Howard Hamlin's Biggest Mistake Ever In Better Call Saul

This article contains spoilers for Better Call Saul Season 6, Episode 7, "Plan and Execution."

"Better Call Saul" has been hailed as perhaps the greatest crime show of all time, and a worthwhile successor to "Breaking Bad." While the pseudonymous crooked lawyer Saul Goodman (Bob Odenkirk) was played for comic relief on the original show, "Better Call Saul" takes us deep into his past, unraveling a lifetime of choices that molded James McGill from a well-meaning lawyer into the show's titular crook who will do anything for a quick profit.

Much of "Better Call Saul" revolves around the goings-on at Hamlin, Hamlin, McGill, the law firm owned by Howard Hamlin (Patrick Fabian) and Jimmy's older brother, Chuck McGill (Michael McKean). The McGill brothers have a bitter rivalry, and Howard is positioned as a minor antagonist who favors Chuck when caught between the two. While Howard comes off as a condescending jerk in early seasons of the show, he is slowly revealed to be a fundamentally kind and upstanding person who, like everyone else, is doing his best with the options he has. Some fans even think Howard is the real hero of the show. Fabian himself says the character "is acting in the best interest of not only his firm and himself, but also in the best interests of Jimmy and Kim."

Ultimately, that moral backbone becomes the seed of Howard's undoing. Taking the high road may be the right choice, but it leaves him vulnerable to a pair of scoundrels for whom the low road is their preferred route and whose descent into the world of cartel crime was something even the brilliant legal mind of Howard Hamlin never saw coming.

Trying to be straightforward with Jimmy and Kim was Howard's fatal mistake

For all his pompous suits and well-combed posturing as a shark of a lawyer, Howard Hamlin was always a fundamentally decent guy, deep down. It's that sense of gentlemanliness that would ultimately be his fatal mistake. In Season 6 of "Better Call Saul," Jimmy and Kim execute a dastardly trick to ruin Howard's career, framing him as a drug addict and manipulating him into mismanaging a major class action suit. They justify their actions by convincing themselves Howard has it coming, but it's clear that by this point in the series, they have completely abandoned all sense of morality. In one particularly disturbing scene, when their plan succeeds and Howard is publicly disgraced, Jimmy and Kim become aroused and make love while the live audio plays.
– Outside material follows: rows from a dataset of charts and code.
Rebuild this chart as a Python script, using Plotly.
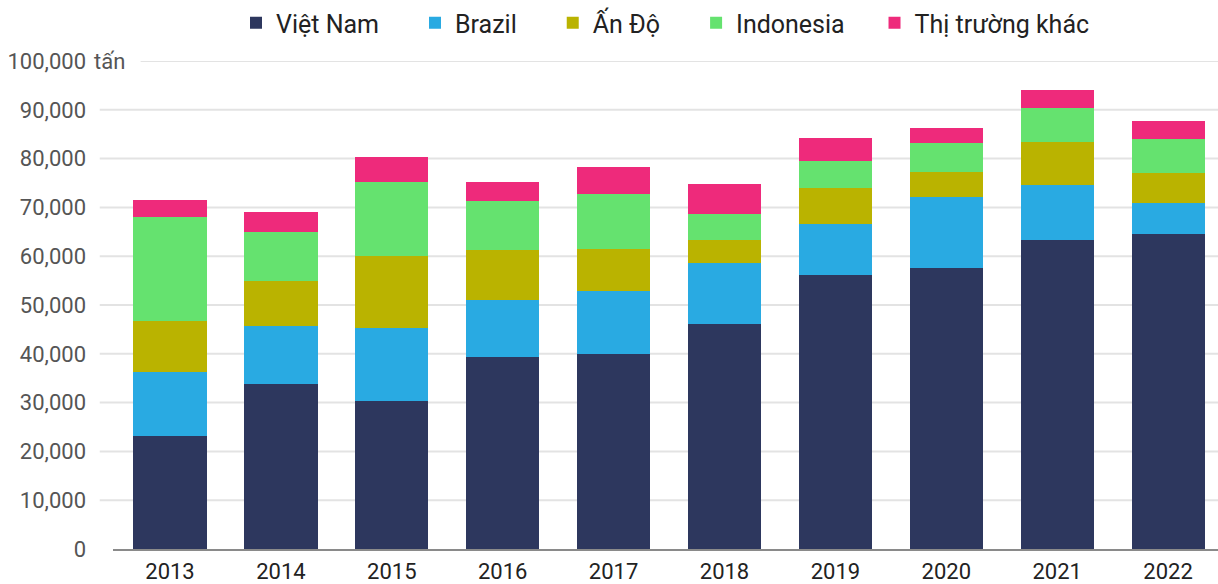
import plotly.graph_objects as go

years = ["2013", "2014", "2015", "2016", "2017", "2018", "2019", "2020", "2021", "2022"]
viet_nam = [23200, 33800, 30300, 39300, 40000, 46100, 56200, 57600, 63300, 64600]
brazil = [13100, 11900, 15000, 11700, 12900, 12500, 10400, 14500, 11300, 6300]
an_do = [10400, 9200, 14700, 10300, 8600, 4700, 7400, 5100, 8800, 6200]
indonesia = [21300, 10100, 15200, 10000, 11300, 5300, 5500, 6000, 7000, 7000]
khac = [3500, 4100, 5100, 3900, 5500, 6200, 4700, 3100, 3700, 3700]

series = [
    ("Việt Nam", viet_nam, "#2D375E"),
    ("Brazil", brazil, "#29AAE2"),
    ("Ấn Độ", an_do, "#BAB300"),
    ("Indonesia", indonesia, "#65E26F"),
    ("Thị trường khác", khac, "#EE2A7B"),
]
# extra trailing space after each legend label, to spread the legend like the original
legend_pad = [5, 5, 5, 4, 0]

y_ticks = [0, 10000, 20000, 30000, 40000, 50000, 60000, 70000, 80000, 90000, 100000]

fig = go.Figure()
for (name, vals, color), pad in zip(series, legend_pad):
    fig.add_trace(go.Bar(x=years, y=vals, name=name + "\u00a0" * pad, marker_color=color,
                         marker_line_width=0, hovertemplate="%{x}: %{y:,}<extra>" + name + "</extra>"))

# gridlines drawn by hand so the top one can leave room for the unit label
for t in y_ticks[1:]:
    fig.add_shape(type="line", xref="paper", yref="y", x0=0.025 if t == 100000 else -0.012, x1=1,
                  y0=t, y1=t, line=dict(color="#E3E3E3", width=2), layer="below")

fig.add_annotation(text="tấn", xref="paper", yref="y", x=-0.019, y=100000, xanchor="left",
                   showarrow=False, font=dict(size=22, color="#555555"))

fig.update_layout(
    barmode="stack",
    bargap=0.34,
    width=1218, height=584,
    margin=dict(l=113, r=0, t=61, b=35),
    plot_bgcolor="white", paper_bgcolor="white",
    font=dict(family="Roboto, sans-serif", size=22, color="#222222"),
    legend=dict(orientation="h", x=0.5, xanchor="center", y=1.078, yanchor="middle",
                traceorder="normal", itemclick=False,
                font=dict(size=25, color="#222222")),
    xaxis=dict(range=[-0.514, 9.45], showgrid=False, showline=True, linecolor="#8A8A8A", linewidth=2,
               ticks="", ticklabelstandoff=2, automargin=False,
               tickfont=dict(size=22, color="#222222")),
    yaxis=dict(range=[0, 100000], showgrid=False, zeroline=False, tickvals=y_ticks,
               ticktext=[f"{v:,}" for v in y_ticks], ticklabelstandoff=26, automargin=False,
               tickfont=dict(size=22, color="#555555")),
)

# drop the page's default body margin so the chart sits at the window corner
fig.write_html("out.html", config={"displayModeBar": False},
               post_script="document.body.style.margin='0';")
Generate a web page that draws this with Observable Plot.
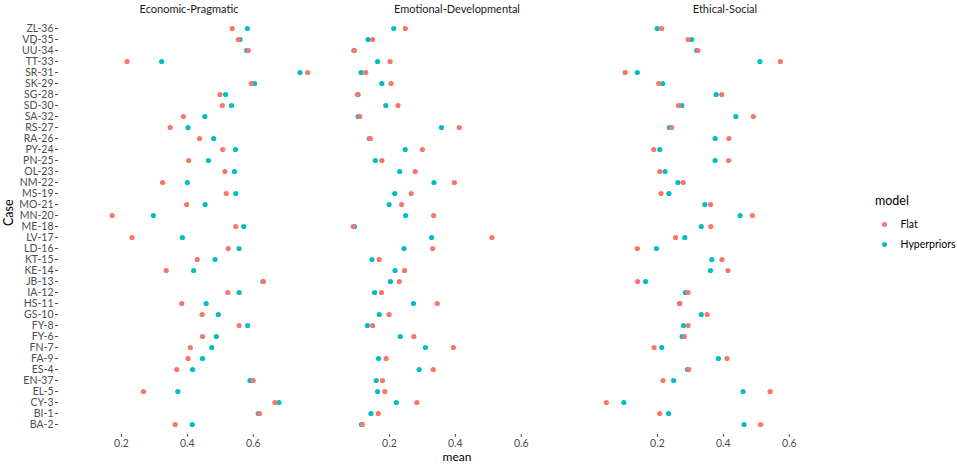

Howard, for his part, catches onto Kim and Jimmy's scheme before the net has closed around him. Rather than sink to Jimmy's level, he entices his fellow lawyer to a boxing gym and tells him that, whatever has come between them, they should settle it in the ring. A more honorable person might have seen it as a good faith gesture from a man who just wants to put their differences in the past. But Jimmy is undeterred and finishes out his plan with Kim.

Finally, after losing his reputation, Howard comes calling to Jimmy and Kim's apartment with a bottle of scotch in hand. He bares his heart to his tormentors, asking them, "Why go through this elaborate plot just to burn me to the ground?" Even in his lowest estimation of his former friends, Howard has no idea just how low they've truly sunk.

Howard had plenty of common decency, but could have used more common sense

Even after they've shown him how rotten they are in unambiguous terms, Howard can't resist the notion that he may still find some common ground with Jimmy and Kim, or at least extract an apology from them. He even reveals his most personal secrets to them, explaining that his marriage is on the rocks and his wife will probably leave him now that he's been so publicly disgraced.

It is at that moment Jimmy and Kim's past catches up with them, claiming Howard as collateral damage. Lalo Salamanca, the cartel boss with whom Jimmy became embroiled in Season 5, has escaped the attempt on his life ordered by Gus Fring (Giancarlo Esposito) at the end of that season, and he spends the first half of Season 6 finding his way back to Albuquerque to exact revenge. As Howard bares his soul to Jimmy and Kim, Lalo walks through the door, but even though the two grifters are shaking in their boots, Howard doesn't see him at first. Lalo says he wants to talk, and then calmly shoots Howard in the head, killing him on the spot. It's a shocking loss that takes the cake, even in a series full of unexpected deaths.

There was a time when Jimmy McGill believed in improving himself, but that time has long passed. Now, he and Kim are in it for the sheer hedonic pleasure of getting one over on their victims. If Howard had simply understood that some people want to be bad and have no interest in being saved, he might have saved himself a trip to the Wexler-McGill apartment and, by proxy, saved his own life. In the world of "Better Call Saul," common decency is an important quality to have, but common sense is what keeps you alive.